The Eames House continues to be open for tours today, while the Entenza House remains a private residence with additions and renovations being made by each consequent owner.

== Landmark designation ==
The Entenza Home was registered on the National Register of Historic Places on May 28, 2013. It is classified as a domestic single dwelling private property, having the architectural classification of the "Modern" style. The house was added to the NRHP as a representation of residential housing during the postwar era. The house also showcases many of the architectural features associated with the Case Study House program as a whole, which was said to be the model for the new "modern home" at the time. It was also listed as the first steel frame project to be built in the Case Study program, with the Eames House (Case Study House #8) following suit.

== Layout and materials ==
Considered the new definition of the modern home, these homes featured construction using new materials and methods. The original floorplan of the home included "two bedrooms, a study, two bathrooms, kitchen, large open living/dining area, utility room and garage," and was completed in 1949. The Entenza House hosts a simplistic and flexible steel frame structure made of steel four-inch H-columns, supporting twelve-inch open web joists, that provide an open plan concept inside. To further the simplicity, the roof is a concrete slab with birch wood over the soffits. The use of the new glass and concrete materials provided by Libbey-Owens-Ford glass with Truscon steel window framing and Rocklite respectively, allowed for the undetectable transition between indoors and outdoors throughout the space. These new materials were chosen for their ability to lower the cost of maintenance, heating, and lighting, as well as their ability to expand the usable space of a home for comfortable living.

On the same lot as four other Case Study Houses, the shared narrow driveway was later changed in the 1990s "to accommodate a much larger residence on the ocean side of the property". The only remaining part of the house left untouched from the original design and construction is the ocean-side portion of the home.

The floor plan was designed to reflect Entenza's desire for a home that facilitates conversation and entertainment. The floor plan includes a large open living room that spans 36 feet in length. In order to create a public gathering space in the home that was readily adaptable to any sized party, the living room was made as an open plan concept, with a large fireplace separating a smaller and larger portion of the living room. Adjacent to the living room is the dining room, a kitchen, two bedrooms, two bathrooms, and a study. The part of the house oriented to the ocean houses the large public space, connected by a covered hallway to the rest of the house.
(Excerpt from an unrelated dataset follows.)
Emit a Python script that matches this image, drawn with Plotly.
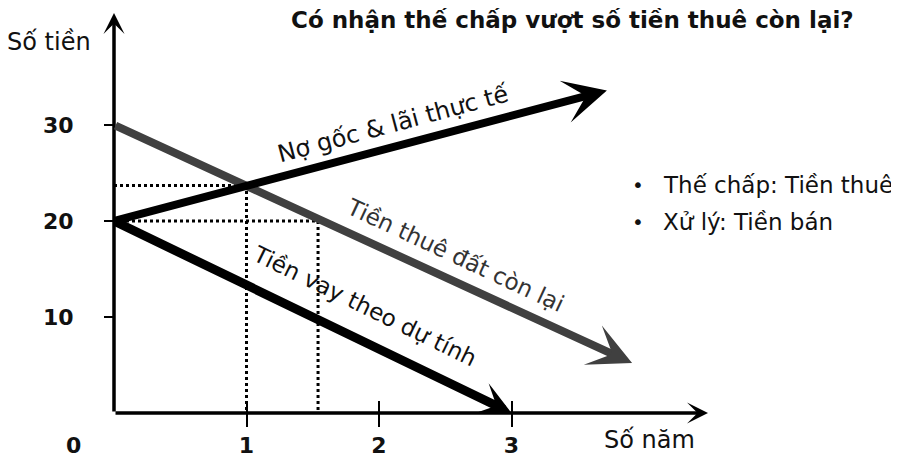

The interior of the Entenza house materials consists of "plastered and wood-paneled surfaces". The part of the house facing the ocean houses the large public space, connected by a covered hallway to the rest of the house. Despite the desire to showcase new technologies of Modern design with the new materials previously stated, the Entenza house covered up most of the steel-framing with wood-paneled cladding on the interior.